As I was gardening in the front lawn a little while later, a minivan started to apply the brakes; the driver had caught sight of the chair. She pulled over (our street is busy enough that that’s not without risk) and came over to look at it. “Are you giving this away? Or… is someone using it?” “I am giving it away, yes. It’s yours if you’d like it. It was mine when I was little. Now it should be someone else’s.” “Thank you so much!” And off it went in the back of a minivan.
I took a deep breath. I held that breath. I cried a little. Heck, I’m crying a little now, as I type this. But I was relieved. The debate of keep vs. not keep was officially over and out of my hands. Someone was going to have a great day because she was going to get a great rocking chair in her room. A mom was able to bring something her child will love into her room, for free. And I got to let go of a thing which wasn’t adding any value to my life; it was only a source of… A source of what?
That was the part that was hard. Why was this so tough for me to get rid of? What were the emotions I was battling? Because it wasn’t about a rocking chair (you know this one: it’s never about the stuff). So what was it?

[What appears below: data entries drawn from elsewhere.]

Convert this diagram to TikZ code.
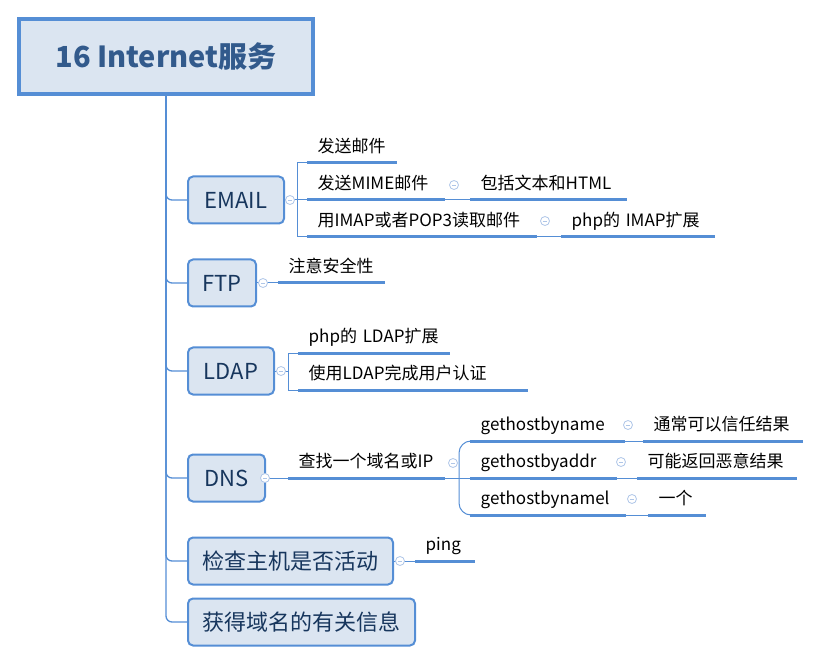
\documentclass[tikz,border=0pt]{standalone}
\usepackage{fontspec}
\setmainfont{Noto Sans CJK SC}
\definecolor{lineblue}{RGB}{85,142,213}
\definecolor{boxfill}{RGB}{219,229,241}
\definecolor{togc}{RGB}{175,198,232}
\definecolor{maintext}{RGB}{23,54,93}
\definecolor{roottext}{RGB}{50,90,140}
\tikzset{
  rootbox/.style={draw=lineblue, line width=4pt, fill=boxfill, minimum width=294, minimum height=75, text=roottext, font=\fontsize{29}{32}\selectfont\bfseries},
  mainbox/.style={draw=lineblue, line width=2pt, fill=boxfill, rounded corners=5pt, minimum height=47, anchor=west, text=maintext, font=\fontsize{22}{26}\selectfont},
  leaf/.style={anchor=south west, inner xsep=10.5pt, inner ysep=6pt, text depth=4pt, text height=13pt, align=left, font=\fontsize{17}{19}\selectfont},
  uline/.style={draw=lineblue, line width=3pt},
  tog/.style={circle, draw=togc, fill=white, line width=0.8pt, minimum size=9pt, inner sep=0pt, path picture={\draw[togc, line width=0.8pt] ([xshift=-2.2pt]path picture bounding box.center) -- ([xshift=2.2pt]path picture bounding box.center);}},
  conn/.style={draw=lineblue, line width=1pt},
  trunk/.style={draw=lineblue, line width=1.3pt, rounded corners=6pt},
}
\begin{document}
\begin{tikzpicture}[x=1pt,y=-1pt]
\useasboundingbox (0,0) rectangle (820,663);
% root
\node[rootbox] (root) at (166,56.5) {16 Internet服务};
% main nodes
\node[mainbox, minimum width=96] (email) at (187,200) {EMAIL};
\node[mainbox, minimum width=68] (ftp) at (187,283) {FTP};
\node[mainbox, minimum width=86] (ldap) at (187,371) {LDAP};
\node[mainbox, minimum width=77] (dns) at (187,478) {DNS};
\node[mainbox, minimum width=205] (chk) at (187,561) {检查主机是否活动};
\node[mainbox, minimum width=227] (info) at (187,622) {获得域名的有关信息};
% trunk
\foreach \n in {email,ftp,ldap,dns,chk,info}{
  \draw[trunk] (root.south) |- (\n.west);
}
% leaves
\node[leaf, text width=69] (m1) at (307,163) {发送邮件};
\node[leaf, text width=117] (m2) at (307,200) {发送MIME邮件};
\node[leaf, text width=209] (m3) at (307,237) {用IMAP或者POP3读取邮件};
\node[leaf, text width=136] (n2) at (470,200) {包括文本和HTML};
\node[leaf, text width=133] (n3) at (561,237) {php的 IMAP扩展};
\node[leaf, text width=86] (f1) at (278,283) {注意安全性};
\node[leaf, text width=131] (l1) at (298,353) {php的 LDAP扩展};
\node[leaf, text width=209] (l2) at (298,390) {使用LDAP完成用户认证};
\node[leaf, text width=136] (d0) at (288,478) {查找一个域名或IP};
\node[leaf, text width=134] (g1) at (470,441) {gethostbyname};
\node[leaf, text width=126] (g2) at (470,478) {gethostbyaddr};
\node[leaf, text width=135] (g3) at (470,515) {gethostbynamel};
\node[leaf, text width=139] (h1) at (643,441) {通常可以信任结果};
\node[leaf, text width=139] (h2) at (637,478) {可能返回恶意结果};
\node[leaf, text width=37] (h3) at (648,515) {一个};
\node[leaf, text width=39] (p1) at (415,561) {ping};
% connectors
\coordinate (ebr) at (297,200);
\coordinate (lbr) at (288,371);
\coordinate (dbr) at (459,478);
\draw[conn] (email.east) -- (ebr);
\draw[conn] (ebr) |- (m1.south west);
\draw[conn] (ebr) -- (m2.south west);
\draw[conn] (ebr) |- (m3.south west);
\draw[conn] (m2.south east) -- (n2.south west);
\draw[conn] (m3.south east) -- (n3.south west);
\draw[conn] (ftp.east) -- (f1.south west);
\draw[conn] (ldap.east) -- (lbr);
\draw[conn] (lbr) |- (l1.south west);
\draw[conn] (lbr) |- (l2.south west);
\draw[conn] (dns.east) -- (d0.south west);
\draw[conn] (d0.south east) -- (dbr);
\draw[conn, rounded corners=12pt] (dbr) |- (g1.south west);
\draw[conn] (dbr) -- (g2.south west);
\draw[conn, rounded corners=12pt] (dbr) |- (g3.south west);
\draw[conn] (g1.south east) -- (h1.south west);
\draw[conn] (g2.south east) -- (h2.south west);
\draw[conn] (g3.south east) -- (h3.south west);
\draw[conn] (chk.east) -- (p1.south west);
% underlines
\foreach \n in {m1,m2,m3,n2,n3,f1,l1,l2,d0,g1,g2,g3,h1,h2,h3,p1}{
  \draw[uline] (\n.south west) -- (\n.south east);
}
% toggles
\node[tog] (temail) at (290,200) {};
\node[tog] (tftp) at (263,283) {};
\node[tog] (tldap) at (281,371) {};
\node[tog] (tdns) at (265,478) {};
\node[tog] (tchk) at (400,561) {};
\node[tog] (tm2) at (454,185) {};
\node[tog] (tm3) at (545,221) {};
\node[tog] (td0) at (453,463) {};
\node[tog] (tg1) at (628,425) {};
\node[tog] (tg2) at (621,462) {};
\node[tog] (tg3) at (632,499) {};
\end{tikzpicture}
\end{document}
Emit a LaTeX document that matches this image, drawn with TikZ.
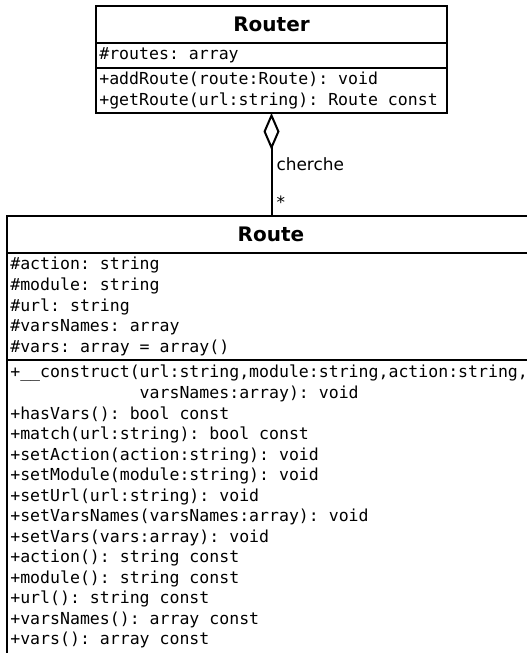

I think it was a lot of things:
- We have no regrets in our lives for not having children, but I do have guilt over not giving my parents a grandchild. Keeping that rocking chair for years, both at their house and at mine, was always for a “player to be named later”. And this chair embodied the guilt I feel towards my parents for not giving them a grandchild, which they really wish they had.
- It was something that reminded me of my godfather, who was kind and generous and died way too young. And part of me felt that holding onto it helped to honor him and the unjustness of his early death. But I also have some smaller things that I have not only held onto, but I proudly display in my home and see every day. Important items and memories of people should be honored and displayed, not wrapped in a plastic bag in the back of the top shelf of the garage.
- For a long time, I knew that “someone will love this”, and for whatever reason, I felt like it was important to me, so the person who would receive it would have to be important to me, too. That way, they could value it in the same way I did, understanding why it was special to me. But there was never really that person who magically filled that spot in my life, so it felt wasted on someone else. I just couldn’t imagine dropping it off at Good Will. I needed to see a face attached to it.
I think we can all agree that these points have two things in common: They’re all a bit irrational and they’re all completely understandable.
So, it took me a long time, and ultimately, years of decluttering other items, before I could tackle the biggest item around. I’m not someone who holds onto large items for sentimental reasons, especially not displayed or used in some manner; I donated my wedding dress a month after our wedding. That one thing kept staring back at me, and worse, I had no real reason to get rid of it. It wasn’t in the way of anything. It wasn’t broken. Those are the “status quo possession” answers: “I don’t have a good reason to get rid of it, so it must be fine not to.” But I’ve shifted over time to much more “purposeful possession”. Simply put, if it’s not adding to my life, it’s taking away from it, Whether that’s in space or negative emotion, this wasn’t a positive part of my life anymore. It became something I knew I needed to deal with and kept putting off dealing with it. What could be less “adding value” than that?
It may be uncomfortable or painful or sad to get to the bottom of why you’re holding onto things, but you know when it must be done. You know it’s the right thing to do; that’s why it’s hard. It’s okay to let go of the thing and acknowledge the emotions. Because, it’s never about the stuff.